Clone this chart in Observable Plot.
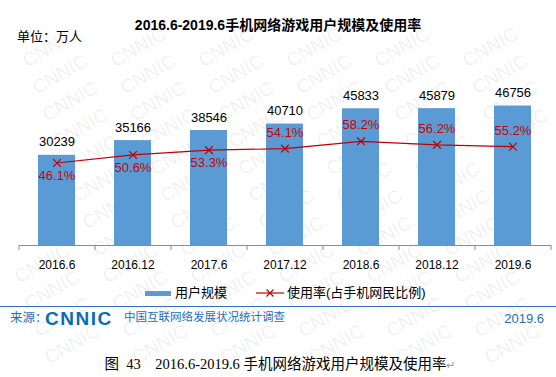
<!DOCTYPE html>
<html>
<head>
<meta charset="utf-8">
<script src="https://cdn.jsdelivr.net/npm/d3@7"></script>
<script src="https://cdn.jsdelivr.net/npm/@observablehq/plot@0.6"></script>
<style>
  html, body { margin: 0; padding: 0; background: #fff; }
  #page { position: relative; width: 556px; height: 377px; overflow: hidden; background: #fff;
          font-family: "Liberation Sans", "Noto Sans CJK SC", sans-serif; }
  .abs { position: absolute; white-space: pre; line-height: 1; }
  #wm { position: absolute; left: 0; top: 0; width: 556px; height: 377px; pointer-events: none; }
  #wm span { position: absolute; font: 19px "Liberation Sans", sans-serif; color: rgba(0,0,0,0.07);
             transform: translate(-50%, -50%) rotate(-30deg); white-space: pre; line-height: 1; }
  #chart { position: absolute; left: 0; top: 40px; }
</style>
</head>
<body>
<div id="page">
  <div id="wm"></div>
  <div class="abs" style="left:0;width:556px;text-align:center;top:18px;font-size:14px;font-weight:bold;color:#000;">2016.6-2019.6手机网络游戏用户规模及使用率</div>
  <div class="abs" style="left:17px;top:30px;font-size:13px;color:#000;">单位：万人</div>
  <div id="chart"></div>
  <!-- legend -->
  <div class="abs" style="left:145px;top:291px;width:26px;height:5px;background:#5b9bd5;"></div>
  <div class="abs" style="left:175px;top:286px;font-size:13px;color:#000;">用户规模</div>
  <svg class="abs" style="left:255px;top:287px;" width="30" height="12">
    <line x1="1" y1="6" x2="29" y2="6" stroke="#c00000" stroke-width="1.2"/>
    <path d="M11.5,2.5L18.5,9.5M18.5,2.5L11.5,9.5" stroke="#c00000" stroke-width="1.2"/>
  </svg>
  <div class="abs" style="left:287px;top:286px;font-size:13px;color:#000;">使用率(占手机网民比例)</div>
  <!-- footer -->
  <div class="abs" style="left:0;top:306px;width:556px;height:1px;background:#2e75b6;"></div>
  <div class="abs" style="left:10px;top:312px;font-size:12.5px;color:#1f6fb9;">来源：</div>
  <div class="abs" style="left:45px;top:309px;font-size:19px;font-weight:bold;color:#0b6cb6;letter-spacing:1.5px;">CNNIC</div>
  <div class="abs" style="left:124px;top:312px;font-size:11.5px;color:#1f6fb9;">中国互联网络发展状况统计调查</div>
  <div class="abs" style="right:12px;top:312px;font-size:13px;color:#1f6fb9;">2019.6</div>
  <!-- caption -->
  <div class="abs" style="left:0;width:560px;text-align:center;top:357px;font-size:14.5px;color:#000;font-family:'Liberation Serif','Noto Sans CJK SC',serif;">图  43    2016.6-2019.6 手机网络游戏用户规模及使用率<span style="color:#999;font-size:11px;">↵</span></div>
</div>
<script>
// ---- data ----
const periods = ["2016.6", "2016.12", "2017.6", "2017.12", "2018.6", "2018.12", "2019.6"];
const users = [30239, 35166, 38546, 40710, 45833, 45879, 46756];   // 万人
const rates = [46.1, 50.6, 53.3, 54.1, 58.2, 56.2, 55.2];           // %

// axis ranges (left: users, right: rate)
const usersMax = 60000;
const rateMax = 100;
const k = usersMax / rateMax;

const rows = periods.map((p, i) => ({period: p, users: users[i], rate: rates[i], ry: rates[i] * k, i}));

const blue = "#5b9bd5";
const red = "#c00000";
const font = "'Liberation Sans', 'Noto Sans CJK SC', sans-serif";

const step = (556 - 19 - 5) / periods.length;

const chart = Plot.plot({
  width: 556,
  height: 240,
  marginTop: 26,
  marginBottom: 35,
  marginLeft: 19,
  marginRight: 5,
  style: {fontFamily: font, background: "transparent", overflow: "visible"},
  x: {domain: periods, paddingInner: 0.51, paddingOuter: 0.255, label: null},
  y: {domain: [0, usersMax], axis: null},
  marks: [
    Plot.barY(rows, {x: "period", y: "users", fill: blue}),
    Plot.ruleY([0], {stroke: "#8c8c8c", strokeWidth: 1}),
    Plot.ruleX(periods, {x: d => d, dx: -step / 2, y1: 0, y2: 0, insetBottom: -5, stroke: "#8c8c8c"}),
    Plot.ruleX(periods.slice(-1), {x: d => d, dx: step / 2, y1: 0, y2: 0, insetBottom: -5, stroke: "#8c8c8c"}),
    Plot.axisX({tickSize: 0, tickPadding: 15, fontSize: 12, fill: "#000", label: null}),
    Plot.text(rows, {x: "period", y: "users", text: d => String(d.users), dy: -13, fontSize: 13, fill: "#000"}),
    Plot.line(rows, {x: "period", y: "ry", stroke: red, strokeWidth: 1.2}),
    Plot.dot(rows, {x: "period", y: "ry", symbol: "times", r: 3.6, stroke: red, strokeWidth: 1.2}),
    Plot.text(rows.filter(d => d.i < 3), {x: "period", y: "ry", text: d => d.rate.toFixed(1) + "%", dy: 13, fontSize: 13, fill: "#cc0000"}),
    Plot.text(rows.filter(d => d.i >= 3), {x: "period", y: "ry", text: d => d.rate.toFixed(1) + "%", dy: -16, fontSize: 13, fill: "#cc0000"})
  ]
});
document.getElementById("chart").appendChild(chart);

// faint "CNNIC" watermark lattice (decoration), only whole words inside the page
const wm = document.getElementById("wm");
for (let r = -2; r < 16; r++) {
  for (let c = -4; c < 9; c++) {
    const cx = c * 88 + r * 10 + 40;
    const cy = r * 27 + 20;
    if (cx < 33 || cx > 523 || cy < 26 || cy > 351) continue;
    const s = document.createElement("span");
    s.textContent = "CNNIC";
    s.style.left = cx + "px";
    s.style.top = cy + "px";
    wm.appendChild(s);
  }
}
</script>
</body>
</html>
====
Directions for this task:
Repeat all of the data above word for word, minus the pictures.

Exercise output:
Clone this chart in Observable Plot.
<!DOCTYPE html>
<html>
<head>
<meta charset="utf-8">
<script src="https://cdn.jsdelivr.net/npm/d3@7"></script>
<script src="https://cdn.jsdelivr.net/npm/@observablehq/plot@0.6"></script>
<style>
  html, body { margin: 0; padding: 0; background: #fff; }
  #page { position: relative; width: 556px; height: 377px; overflow: hidden; background: #fff;
          font-family: "Liberation Sans", "Noto Sans CJK SC", sans-serif; }
  .abs { position: absolute; white-space: pre; line-height: 1; }
  #wm { position: absolute; left: 0; top: 0; width: 556px; height: 377px; pointer-events: none; }
  #wm span { position: absolute; font: 19px "Liberation Sans", sans-serif; color: rgba(0,0,0,0.07);
             transform: translate(-50%, -50%) rotate(-30deg); white-space: pre; line-height: 1; }
  #chart { position: absolute; left: 0; top: 40px; }
</style>
</head>
<body>
<div id="page">
  <div id="wm"></div>
  <div class="abs" style="left:0;width:556px;text-align:center;top:18px;font-size:14px;font-weight:bold;color:#000;">2016.6-2019.6手机网络游戏用户规模及使用率</div>
  <div class="abs" style="left:17px;top:30px;font-size:13px;color:#000;">单位：万人</div>
  <div id="chart"></div>
  <!-- legend -->
  <div class="abs" style="left:145px;top:291px;width:26px;height:5px;background:#5b9bd5;"></div>
  <div class="abs" style="left:175px;top:286px;font-size:13px;color:#000;">用户规模</div>
  <svg class="abs" style="left:255px;top:287px;" width="30" height="12">
    <line x1="1" y1="6" x2="29" y2="6" stroke="#c00000" stroke-width="1.2"/>
    <path d="M11.5,2.5L18.5,9.5M18.5,2.5L11.5,9.5" stroke="#c00000" stroke-width="1.2"/>
  </svg>
  <div class="abs" style="left:287px;top:286px;font-size:13px;color:#000;">使用率(占手机网民比例)</div>
  <!-- footer -->
  <div class="abs" style="left:0;top:306px;width:556px;height:1px;background:#2e75b6;"></div>
  <div class="abs" style="left:10px;top:312px;font-size:12.5px;color:#1f6fb9;">来源：</div>
  <div class="abs" style="left:45px;top:309px;font-size:19px;font-weight:bold;color:#0b6cb6;letter-spacing:1.5px;">CNNIC</div>
  <div class="abs" style="left:124px;top:312px;font-size:11.5px;color:#1f6fb9;">中国互联网络发展状况统计调查</div>
  <div class="abs" style="right:12px;top:312px;font-size:13px;color:#1f6fb9;">2019.6</div>
  <!-- caption -->
  <div class="abs" style="left:0;width:560px;text-align:center;top:357px;font-size:14.5px;color:#000;font-family:'Liberation Serif','Noto Sans CJK SC',serif;">图  43    2016.6-2019.6 手机网络游戏用户规模及使用率<span style="color:#999;font-size:11px;">↵</span></div>
</div>
<script>
// ---- data ----
const periods = ["2016.6", "2016.12", "2017.6", "2017.12", "2018.6", "2018.12", "2019.6"];
const users = [30239, 35166, 38546, 40710, 45833, 45879, 46756];   // 万人
const rates = [46.1, 50.6, 53.3, 54.1, 58.2, 56.2, 55.2];           // %

// axis ranges (left: users, right: rate)
const usersMax = 60000;
const rateMax = 100;
const k = usersMax / rateMax;

const rows = periods.map((p, i) => ({period: p, users: users[i], rate: rates[i], ry: rates[i] * k, i}));

const blue = "#5b9bd5";
const red = "#c00000";
const font = "'Liberation Sans', 'Noto Sans CJK SC', sans-serif";

const step = (556 - 19 - 5) / periods.length;

const chart = Plot.plot({
  width: 556,
  height: 240,
  marginTop: 26,
  marginBottom: 35,
  marginLeft: 19,
  marginRight: 5,
  style: {fontFamily: font, background: "transparent", overflow: "visible"},
  x: {domain: periods, paddingInner: 0.51, paddingOuter: 0.255, label: null},
  y: {domain: [0, usersMax], axis: null},
  marks: [
    Plot.barY(rows, {x: "period", y: "users", fill: blue}),
    Plot.ruleY([0], {stroke: "#8c8c8c", strokeWidth: 1}),
    Plot.ruleX(periods, {x: d => d, dx: -step / 2, y1: 0, y2: 0, insetBottom: -5, stroke: "#8c8c8c"}),
    Plot.ruleX(periods.slice(-1), {x: d => d, dx: step / 2, y1: 0, y2: 0, insetBottom: -5, stroke: "#8c8c8c"}),
    Plot.axisX({tickSize: 0, tickPadding: 15, fontSize: 12, fill: "#000", label: null}),
    Plot.text(rows, {x: "period", y: "users", text: d => String(d.users), dy: -13, fontSize: 13, fill: "#000"}),
    Plot.line(rows, {x: "period", y: "ry", stroke: red, strokeWidth: 1.2}),
    Plot.dot(rows, {x: "period", y: "ry", symbol: "times", r: 3.6, stroke: red, strokeWidth: 1.2}),
    Plot.text(rows.filter(d => d.i < 3), {x: "period", y: "ry", text: d => d.rate.toFixed(1) + "%", dy: 13, fontSize: 13, fill: "#cc0000"}),
    Plot.text(rows.filter(d => d.i >= 3), {x: "period", y: "ry", text: d => d.rate.toFixed(1) + "%", dy: -16, fontSize: 13, fill: "#cc0000"})
  ]
});
document.getElementById("chart").appendChild(chart);

// faint "CNNIC" watermark lattice (decoration), only whole words inside the page
const wm = document.getElementById("wm");
for (let r = -2; r < 16; r++) {
  for (let c = -4; c < 9; c++) {
    const cx = c * 88 + r * 10 + 40;
    const cy = r * 27 + 20;
    if (cx < 33 || cx > 523 || cy < 26 || cy > 351) continue;
    const s = document.createElement("span");
    s.textContent = "CNNIC";
    s.style.left = cx + "px";
    s.style.top = cy + "px";
    wm.appendChild(s);
  }
}
</script>
</body>
</html>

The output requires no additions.